Instruction: Set the listing down again exactly, please, apart from its pictures.
[Begin Available data]
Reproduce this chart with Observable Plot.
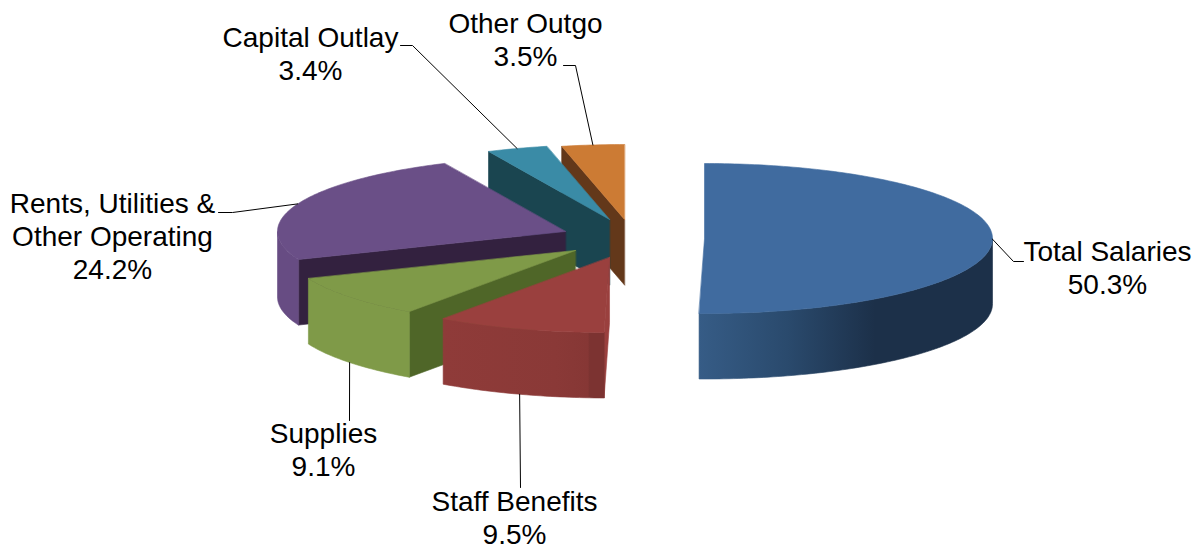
<!DOCTYPE html>
<html>
<head>
<meta charset="utf-8">
<script src="https://cdn.jsdelivr.net/npm/d3@7"></script>
<script src="https://cdn.jsdelivr.net/npm/@observablehq/plot@0.6"></script>
<style>html,body{margin:0;padding:0;background:#fff}svg{display:block}</style>
</head>
<body>
<div id="chart"></div>
<script>
// Data
const categories = ["Total Salaries", "Staff Benefits", "Supplies", "Rents, Utilities &\nOther Operating", "Capital Outlay", "Other Outgo"];
const shares = [50.3, 9.5, 9.1, 24.2, 3.4, 3.5];

// Look of each slice (same order as categories)
const topColors = ["#406b9f", "#9a403e", "#7f9a48", "#6a4f87", "#3a8ba6", "#cc7b34"];
const wallColors = ["url(#wall0)", "url(#wall1)", "#7f9a48", "#674c83", "#3a8ba6", "#cc7b34"];
const cutColors = ["#1c3049", "#9a403e", "#4f6628", "#33213f", "#1a4550", "#63381a"];

// Projection: each exploded slice has its own apex on the page
const width = 1199, height = 549;
const rx = 288, ry = 75, depth = 65.5;
const apexX = [704, 609, 575, 565, 609, 624];
const apexY = [238, 257, 250, 231, 219, 219];
const cutEdge = ["none", "start", "start", "start", "start", "start"]; // radial wall that faces the viewer
const drawOrder = [0, 5, 4, 3, 2, 1];

// Labels: text centre and leader elbow
const labelX = [1107, 514, 323, 112, 310, 525];
const labelY = [266.5, 516, 448, 235, 52, 38];
const elbows = [
  [[1013, 261], [1023, 261]],
  [[520, 487]],
  [[349, 420]],
  [[232, 212], [218, 212]],
  [[412, 45], [400, 45]],
  [[575, 65], [563, 65]]
];

const total = d3.sum(shares);
let cum = 0;
const slices = shares.map((v, i) => {
  const a0 = cum / total * 360; cum += v;
  const a1 = cum / total * 360;
  return {i, a0, a1, mid: (a0 + a1) / 2};
});
const rad = Math.PI / 180;
const ex = (s, a) => apexX[s.i] + rx * Math.sin(a * rad);
const ey = (s, a, d = 0) => apexY[s.i] - ry * Math.cos(a * rad) + d;
function arcAngles(a0, a1) {
  const n = Math.max(2, Math.ceil(a1 - a0));
  return d3.range(n + 1).map(k => a0 + (a1 - a0) * k / n);
}
function faceMark(points, fill) {
  return Plot.line(points, {x: "x", y: "y", fill, stroke: fill, strokeWidth: 0.6, curve: "linear-closed"});
}
const marks = [];

// gradient defs
marks.push(() => {
  const defs = d3.create("svg:defs");
  const add = (id, stops) => {
    const g = defs.append("linearGradient").attr("id", id).attr("x1", 0).attr("x2", 1).attr("y1", 0).attr("y2", 0);
    stops.forEach(([o, c]) => g.append("stop").attr("offset", o).attr("stop-color", c));
  };
  add("wall0", [[0, "#365c86"], [0.3, "#2a4a6d"], [0.6, "#1c3049"], [1, "#1c3049"]]);
  add("wall1", [[0, "#8f3b39"], [0.7, "#8a3937"], [0.9, "#863735"], [0.91, "#7c3331"], [1, "#7c3331"]]);
  return defs.node();
});

for (const i of drawOrder) {
  const s = slices[i];
  const ax = apexX[i], ay = apexY[i];
  // radial cut wall
  if (cutEdge[i] === "start") {
    const a = s.a0;
    marks.push(faceMark([
      {x: ax, y: ay}, {x: ex(s, a), y: ey(s, a)},
      {x: ex(s, a), y: ey(s, a, depth)}, {x: ax, y: ay + depth}
    ], cutColors[i]));
  }
  // outer wall, front half only
  const w0 = Math.max(s.a0, 90), w1 = Math.min(s.a1, 270);
  if (w1 > w0) {
    const as = arcAngles(w0, w1);
    marks.push(faceMark([
      ...as.map(a => ({x: ex(s, a), y: ey(s, a)})),
      ...as.slice().reverse().map(a => ({x: ex(s, a), y: ey(s, a, depth)}))
    ], wallColors[i]));
  }
  // top
  marks.push(faceMark([
    {x: ax, y: ay},
    ...arcAngles(s.a0, s.a1).map(a => ({x: ex(s, a), y: ey(s, a)}))
  ], topColors[i]));
}

// Leaders
slices.forEach(s => {
  const front = s.mid > 150 && s.mid < 250;
  const start = {x: ex(s, s.mid), y: ey(s, s.mid, front ? depth : 0)};
  const pts = [start, ...elbows[s.i].map(([x, y]) => ({x, y}))];
  marks.push(Plot.line(pts, {x: "x", y: "y", stroke: "#000", strokeWidth: 1, curve: "linear"}));
});

// Labels
const labelRows = categories.map((c, i) => ({text: `${c}\n${shares[i].toFixed(1)}%`, x: labelX[i], y: labelY[i]}));
marks.push(Plot.text(labelRows, {
  x: "x", y: "y", text: "text", fill: "#000", textAnchor: "middle", lineAnchor: "middle",
  lineHeight: 1.18, fontSize: 28, fontFamily: "'Liberation Sans', Arial, sans-serif"
}));

const chart = Plot.plot({
  width, height,
  margin: 0,
  x: {domain: [0, width], range: [0, width], axis: null},
  y: {domain: [0, height], range: [0, height], axis: null},
  style: {background: "#fff"},
  marks
});
document.getElementById("chart").appendChild(chart);
</script>
</body>
</html>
[End Available data]
Answer to the exercise:
Reproduce this chart with Observable Plot.
<!DOCTYPE html>
<html>
<head>
<meta charset="utf-8">
<script src="https://cdn.jsdelivr.net/npm/d3@7"></script>
<script src="https://cdn.jsdelivr.net/npm/@observablehq/plot@0.6"></script>
<style>html,body{margin:0;padding:0;background:#fff}svg{display:block}</style>
</head>
<body>
<div id="chart"></div>
<script>
// Data
const categories = ["Total Salaries", "Staff Benefits", "Supplies", "Rents, Utilities &\nOther Operating", "Capital Outlay", "Other Outgo"];
const shares = [50.3, 9.5, 9.1, 24.2, 3.4, 3.5];

// Look of each slice (same order as categories)
const topColors = ["#406b9f", "#9a403e", "#7f9a48", "#6a4f87", "#3a8ba6", "#cc7b34"];
const wallColors = ["url(#wall0)", "url(#wall1)", "#7f9a48", "#674c83", "#3a8ba6", "#cc7b34"];
const cutColors = ["#1c3049", "#9a403e", "#4f6628", "#33213f", "#1a4550", "#63381a"];

// Projection: each exploded slice has its own apex on the page
const width = 1199, height = 549;
const rx = 288, ry = 75, depth = 65.5;
const apexX = [704, 609, 575, 565, 609, 624];
const apexY = [238, 257, 250, 231, 219, 219];
const cutEdge = ["none", "start", "start", "start", "start", "start"]; // radial wall that faces the viewer
const drawOrder = [0, 5, 4, 3, 2, 1];

// Labels: text centre and leader elbow
const labelX = [1107, 514, 323, 112, 310, 525];
const labelY = [266.5, 516, 448, 235, 52, 38];
const elbows = [
  [[1013, 261], [1023, 261]],
  [[520, 487]],
  [[349, 420]],
  [[232, 212], [218, 212]],
  [[412, 45], [400, 45]],
  [[575, 65], [563, 65]]
];

const total = d3.sum(shares);
let cum = 0;
const slices = shares.map((v, i) => {
  const a0 = cum / total * 360; cum += v;
  const a1 = cum / total * 360;
  return {i, a0, a1, mid: (a0 + a1) / 2};
});
const rad = Math.PI / 180;
const ex = (s, a) => apexX[s.i] + rx * Math.sin(a * rad);
const ey = (s, a, d = 0) => apexY[s.i] - ry * Math.cos(a * rad) + d;
function arcAngles(a0, a1) {
  const n = Math.max(2, Math.ceil(a1 - a0));
  return d3.range(n + 1).map(k => a0 + (a1 - a0) * k / n);
}
function faceMark(points, fill) {
  return Plot.line(points, {x: "x", y: "y", fill, stroke: fill, strokeWidth: 0.6, curve: "linear-closed"});
}
const marks = [];

// gradient defs
marks.push(() => {
  const defs = d3.create("svg:defs");
  const add = (id, stops) => {
    const g = defs.append("linearGradient").attr("id", id).attr("x1", 0).attr("x2", 1).attr("y1", 0).attr("y2", 0);
    stops.forEach(([o, c]) => g.append("stop").attr("offset", o).attr("stop-color", c));
  };
  add("wall0", [[0, "#365c86"], [0.3, "#2a4a6d"], [0.6, "#1c3049"], [1, "#1c3049"]]);
  add("wall1", [[0, "#8f3b39"], [0.7, "#8a3937"], [0.9, "#863735"], [0.91, "#7c3331"], [1, "#7c3331"]]);
  return defs.node();
});

for (const i of drawOrder) {
  const s = slices[i];
  const ax = apexX[i], ay = apexY[i];
  // radial cut wall
  if (cutEdge[i] === "start") {
    const a = s.a0;
    marks.push(faceMark([
      {x: ax, y: ay}, {x: ex(s, a), y: ey(s, a)},
      {x: ex(s, a), y: ey(s, a, depth)}, {x: ax, y: ay + depth}
    ], cutColors[i]));
  }
  // outer wall, front half only
  const w0 = Math.max(s.a0, 90), w1 = Math.min(s.a1, 270);
  if (w1 > w0) {
    const as = arcAngles(w0, w1);
    marks.push(faceMark([
      ...as.map(a => ({x: ex(s, a), y: ey(s, a)})),
      ...as.slice().reverse().map(a => ({x: ex(s, a), y: ey(s, a, depth)}))
    ], wallColors[i]));
  }
  // top
  marks.push(faceMark([
    {x: ax, y: ay},
    ...arcAngles(s.a0, s.a1).map(a => ({x: ex(s, a), y: ey(s, a)}))
  ], topColors[i]));
}

// Leaders
slices.forEach(s => {
  const front = s.mid > 150 && s.mid < 250;
  const start = {x: ex(s, s.mid), y: ey(s, s.mid, front ? depth : 0)};
  const pts = [start, ...elbows[s.i].map(([x, y]) => ({x, y}))];
  marks.push(Plot.line(pts, {x: "x", y: "y", stroke: "#000", strokeWidth: 1, curve: "linear"}));
});

// Labels
const labelRows = categories.map((c, i) => ({text: `${c}\n${shares[i].toFixed(1)}%`, x: labelX[i], y: labelY[i]}));
marks.push(Plot.text(labelRows, {
  x: "x", y: "y", text: "text", fill: "#000", textAnchor: "middle", lineAnchor: "middle",
  lineHeight: 1.18, fontSize: 28, fontFamily: "'Liberation Sans', Arial, sans-serif"
}));

const chart = Plot.plot({
  width, height,
  margin: 0,
  x: {domain: [0, width], range: [0, width], axis: null},
  y: {domain: [0, height], range: [0, height], axis: null},
  style: {background: "#fff"},
  marks
});
document.getElementById("chart").appendChild(chart);
</script>
</body>
</html>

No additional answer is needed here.